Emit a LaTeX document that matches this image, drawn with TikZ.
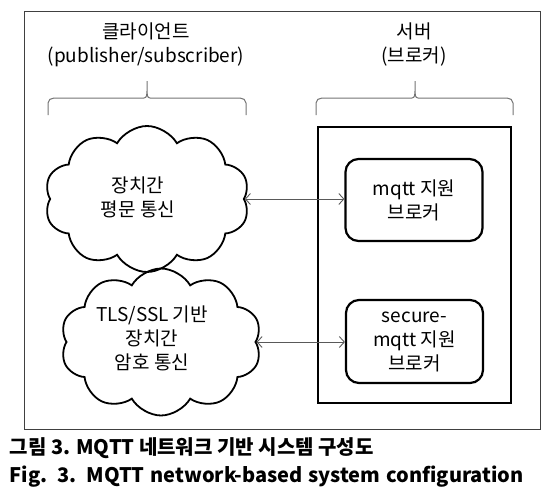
\documentclass[tikz,border=0pt]{standalone}
\usepackage{fontspec}
\setmainfont{Noto Sans CJK KR}
\usetikzlibrary{shapes.symbols,arrows.meta}

\begin{document}
\begin{tikzpicture}[x=1pt, y=-1pt,
    every node/.style={font=\fontsize{19}{24}\selectfont, align=center, inner sep=0pt},
    cloudbox/.style={cloud, cloud puffs=10, cloud puff arc=120, draw, line width=1.8pt, cloud ignores aspect},
    brokerbox/.style={draw, line width=2.2pt, rounded corners=13pt, minimum width=137pt, minimum height=82pt},
    brace/.style={draw=black!55, line width=1pt},
    link/.style={draw=black!65, line width=0.9pt, {Straight Barb[length=5pt,width=11pt]}-{Straight Barb[length=5pt,width=11pt]}},
    caption/.style={anchor=west, font=\fontsize{20}{22}\selectfont\bfseries}]
    \useasboundingbox (0,0) rectangle (559,495);
    \draw[black!75, line width=0.9pt] (24,11) rectangle (540,429);
    % headings and braces
    \node (client) at (146,44.5) {클라이언트\\(publisher/subscriber)};
    \node (server) at (414,44.5) {서버\\(브로커)};
    \foreach \l/\m/\r in {48/147/246, 316/415/513} {
        \draw[brace] (\l,115) -- (\l,103) to[out=90,in=180] ({\l+6},98) -- ({\m-3},98)
            to[out=0,in=-90] (\m,91) -- (\m,81) -- (\m,91) to[out=-90,in=180] ({\m+3},98)
            -- ({\r-6},98) to[out=0,in=90] (\r,103) -- (\r,115);
    }
    % server side
    \node[draw, line width=2.8pt, minimum width=193pt, minimum height=276pt] (serverbox) at (414.5,265) {};
    \node[brokerbox] (mqtt) at (414,200) {mqtt 지원\\브로커};
    \node[brokerbox, minimum height=83pt] (smqtt) at (414.5,341.5) {secure-\\mqtt 지원\\브로커};
    % client side
    \node[cloudbox, minimum width=205pt, minimum height=146pt] (plain) at (147,199) {};
    \node (plaintext) at (138,197) {장치간\\평문 통신};
    \node[cloudbox, minimum width=201pt, minimum height=147pt] (tls) at (161,342) {};
    \node (tlstext) at (152,338) {TLS/SSL 기반\\장치간\\암호 통신};
    \draw[link] (plain.east) -- (plain.east -| mqtt.west);
    \draw[link] (tls.east) -- (tls.east -| smqtt.west);
    % caption
    \node[caption] (captionko) at (9.5,448) {그림 3. MQTT 네트워크 기반 시스템 구성도};
    \node[caption] (captionen) at (9.5,477) {\makebox[514pt][s]{Fig. 3. MQTT network-based system configuration}};
\end{tikzpicture}
\end{document}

★ ★ ★ ★ ★

The exercise:
Repeat the material above verbatim, with no pictures in the output.

Solution to this problem:
Emit a LaTeX document that matches this image, drawn with TikZ.
\documentclass[tikz,border=0pt]{standalone}
\usepackage{fontspec}
\setmainfont{Noto Sans CJK KR}
\usetikzlibrary{shapes.symbols,arrows.meta}

\begin{document}
\begin{tikzpicture}[x=1pt, y=-1pt,
    every node/.style={font=\fontsize{19}{24}\selectfont, align=center, inner sep=0pt},
    cloudbox/.style={cloud, cloud puffs=10, cloud puff arc=120, draw, line width=1.8pt, cloud ignores aspect},
    brokerbox/.style={draw, line width=2.2pt, rounded corners=13pt, minimum width=137pt, minimum height=82pt},
    brace/.style={draw=black!55, line width=1pt},
    link/.style={draw=black!65, line width=0.9pt, {Straight Barb[length=5pt,width=11pt]}-{Straight Barb[length=5pt,width=11pt]}},
    caption/.style={anchor=west, font=\fontsize{20}{22}\selectfont\bfseries}]
    \useasboundingbox (0,0) rectangle (559,495);
    \draw[black!75, line width=0.9pt] (24,11) rectangle (540,429);
    % headings and braces
    \node (client) at (146,44.5) {클라이언트\\(publisher/subscriber)};
    \node (server) at (414,44.5) {서버\\(브로커)};
    \foreach \l/\m/\r in {48/147/246, 316/415/513} {
        \draw[brace] (\l,115) -- (\l,103) to[out=90,in=180] ({\l+6},98) -- ({\m-3},98)
            to[out=0,in=-90] (\m,91) -- (\m,81) -- (\m,91) to[out=-90,in=180] ({\m+3},98)
            -- ({\r-6},98) to[out=0,in=90] (\r,103) -- (\r,115);
    }
    % server side
    \node[draw, line width=2.8pt, minimum width=193pt, minimum height=276pt] (serverbox) at (414.5,265) {};
    \node[brokerbox] (mqtt) at (414,200) {mqtt 지원\\브로커};
    \node[brokerbox, minimum height=83pt] (smqtt) at (414.5,341.5) {secure-\\mqtt 지원\\브로커};
    % client side
    \node[cloudbox, minimum width=205pt, minimum height=146pt] (plain) at (147,199) {};
    \node (plaintext) at (138,197) {장치간\\평문 통신};
    \node[cloudbox, minimum width=201pt, minimum height=147pt] (tls) at (161,342) {};
    \node (tlstext) at (152,338) {TLS/SSL 기반\\장치간\\암호 통신};
    \draw[link] (plain.east) -- (plain.east -| mqtt.west);
    \draw[link] (tls.east) -- (tls.east -| smqtt.west);
    % caption
    \node[caption] (captionko) at (9.5,448) {그림 3. MQTT 네트워크 기반 시스템 구성도};
    \node[caption] (captionen) at (9.5,477) {\makebox[514pt][s]{Fig. 3. MQTT network-based system configuration}};
\end{tikzpicture}
\end{document}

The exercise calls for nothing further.